━━━ RECORDS FOR THE EXERCISE ━━━

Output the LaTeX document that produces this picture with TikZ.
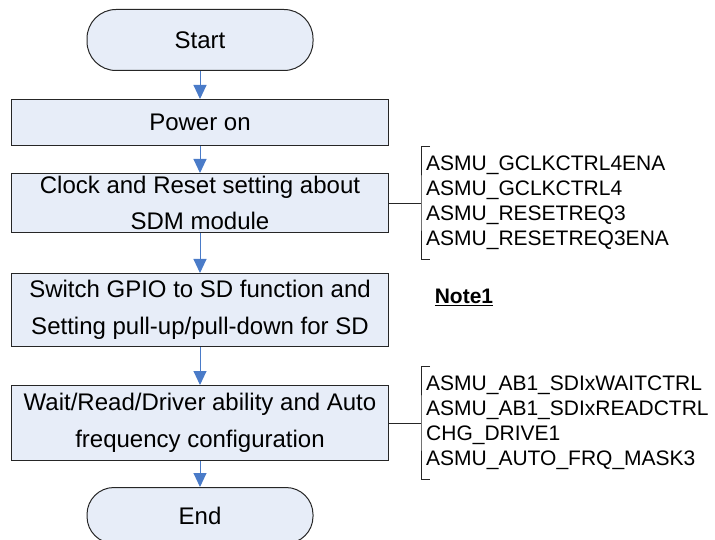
\documentclass[tikz,border=0pt]{standalone}
\usepackage{fontspec}
\setmainfont{Liberation Sans}
\usetikzlibrary{positioning,arrows.meta}
\definecolor{boxfill}{HTML}{E7EDF8}
\definecolor{boxline}{HTML}{262626}
\definecolor{arrblue}{HTML}{4A7BC8}

\begin{document}
\begin{tikzpicture}[
  x=1pt, y=-1pt,
  box/.style={draw=boxline, line width=1pt, fill=boxfill, minimum width=377pt, inner xsep=2pt, inner ysep=0pt, align=center, font=\fontsize{24}{36.5}\selectfont},
  term/.style={box, minimum width=226pt, rounded corners=29pt},
  arr/.style={draw=arrblue, line width=1pt, -{Triangle[length=14pt, width=13pt]}},
  regs/.style={align=left, inner sep=0pt, minimum height=113pt, font=\fontsize{21}{25}\selectfont},
  bracket/.style={draw=boxline, line width=0.8pt}
]
\useasboundingbox (0,0) rectangle (715,540);
\node[term, minimum height=61pt] (start) at (200,40) {Start};
\node[box, minimum height=46pt, below=28pt of start] (power) {Power on};
\node[box, minimum height=59pt, below=27pt of power] (clock) {Clock and Reset setting about\\SDM module};
\node[box, minimum height=73pt, below=40pt of clock] (gpio) {Switch GPIO to SD function and\\Setting pull-up/pull-down for SD};
\node[box, minimum height=75pt, below=38pt of gpio] (wait) {Wait/Read/Driver ability and Auto\\frequency configuration};
\node[term, minimum height=56pt, rounded corners=27pt, below=26pt of wait] (finish) {End};
\draw[arr] (start) -- (power);
\draw[arr] (power) -- (clock);
\draw[arr] (clock) -- (gpio);
\draw[arr] (gpio) -- (wait);
\draw[arr] (wait) -- (finish);
% register lists
\node[regs, right=37pt of clock] (regs1) {ASMU\_GCLKCTRL4ENA\\ASMU\_GCLKCTRL4\\ASMU\_RESETREQ3\\ASMU\_RESETREQ3ENA};
\node[regs, right=37pt of wait] (regs2) {ASMU\_AB1\_SDIxWAITCTRL\\ASMU\_AB1\_SDIxREADCTRL\\CHG\_DRIVE1\\ASMU\_AUTO\_FRQ\_MASK3};
\draw[bracket] ([xshift=4pt]regs1.north west) -| ([xshift=-5pt]regs1.west) |- ([xshift=4pt]regs1.south west);
\draw[bracket] ([xshift=4pt]regs2.north west) -| ([xshift=-5pt]regs2.west) |- ([xshift=4pt]regs2.south west);
\draw[bracket] (clock.east) -- ([xshift=-5pt]regs1.west);
\draw[bracket] (wait.east) -- ([xshift=-5pt]regs2.west);
\node[font=\fontsize{21}{25}\selectfont\bfseries, inner sep=0pt] (note) at (464,297) {\underline{Note1}};
\end{tikzpicture}
\end{document}
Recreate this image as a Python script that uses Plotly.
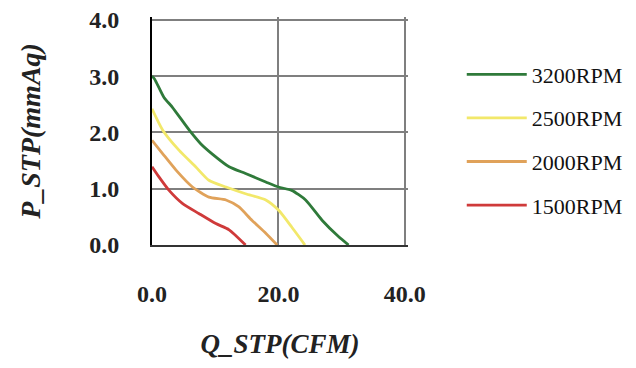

━━━

Could you repeat all of the material exactly? Pictures should not be copied.

* THE SOLUTION *
Output the LaTeX document that produces this picture with TikZ.
\documentclass[tikz,border=0pt]{standalone}
\usepackage{fontspec}
\setmainfont{Liberation Sans}
\usetikzlibrary{positioning,arrows.meta}
\definecolor{boxfill}{HTML}{E7EDF8}
\definecolor{boxline}{HTML}{262626}
\definecolor{arrblue}{HTML}{4A7BC8}

\begin{document}
\begin{tikzpicture}[
  x=1pt, y=-1pt,
  box/.style={draw=boxline, line width=1pt, fill=boxfill, minimum width=377pt, inner xsep=2pt, inner ysep=0pt, align=center, font=\fontsize{24}{36.5}\selectfont},
  term/.style={box, minimum width=226pt, rounded corners=29pt},
  arr/.style={draw=arrblue, line width=1pt, -{Triangle[length=14pt, width=13pt]}},
  regs/.style={align=left, inner sep=0pt, minimum height=113pt, font=\fontsize{21}{25}\selectfont},
  bracket/.style={draw=boxline, line width=0.8pt}
]
\useasboundingbox (0,0) rectangle (715,540);
\node[term, minimum height=61pt] (start) at (200,40) {Start};
\node[box, minimum height=46pt, below=28pt of start] (power) {Power on};
\node[box, minimum height=59pt, below=27pt of power] (clock) {Clock and Reset setting about\\SDM module};
\node[box, minimum height=73pt, below=40pt of clock] (gpio) {Switch GPIO to SD function and\\Setting pull-up/pull-down for SD};
\node[box, minimum height=75pt, below=38pt of gpio] (wait) {Wait/Read/Driver ability and Auto\\frequency configuration};
\node[term, minimum height=56pt, rounded corners=27pt, below=26pt of wait] (finish) {End};
\draw[arr] (start) -- (power);
\draw[arr] (power) -- (clock);
\draw[arr] (clock) -- (gpio);
\draw[arr] (gpio) -- (wait);
\draw[arr] (wait) -- (finish);
% register lists
\node[regs, right=37pt of clock] (regs1) {ASMU\_GCLKCTRL4ENA\\ASMU\_GCLKCTRL4\\ASMU\_RESETREQ3\\ASMU\_RESETREQ3ENA};
\node[regs, right=37pt of wait] (regs2) {ASMU\_AB1\_SDIxWAITCTRL\\ASMU\_AB1\_SDIxREADCTRL\\CHG\_DRIVE1\\ASMU\_AUTO\_FRQ\_MASK3};
\draw[bracket] ([xshift=4pt]regs1.north west) -| ([xshift=-5pt]regs1.west) |- ([xshift=4pt]regs1.south west);
\draw[bracket] ([xshift=4pt]regs2.north west) -| ([xshift=-5pt]regs2.west) |- ([xshift=4pt]regs2.south west);
\draw[bracket] (clock.east) -- ([xshift=-5pt]regs1.west);
\draw[bracket] (wait.east) -- ([xshift=-5pt]regs2.west);
\node[font=\fontsize{21}{25}\selectfont\bfseries, inner sep=0pt] (note) at (464,297) {\underline{Note1}};
\end{tikzpicture}
\end{document}
Recreate this image as a Python script that uses Plotly.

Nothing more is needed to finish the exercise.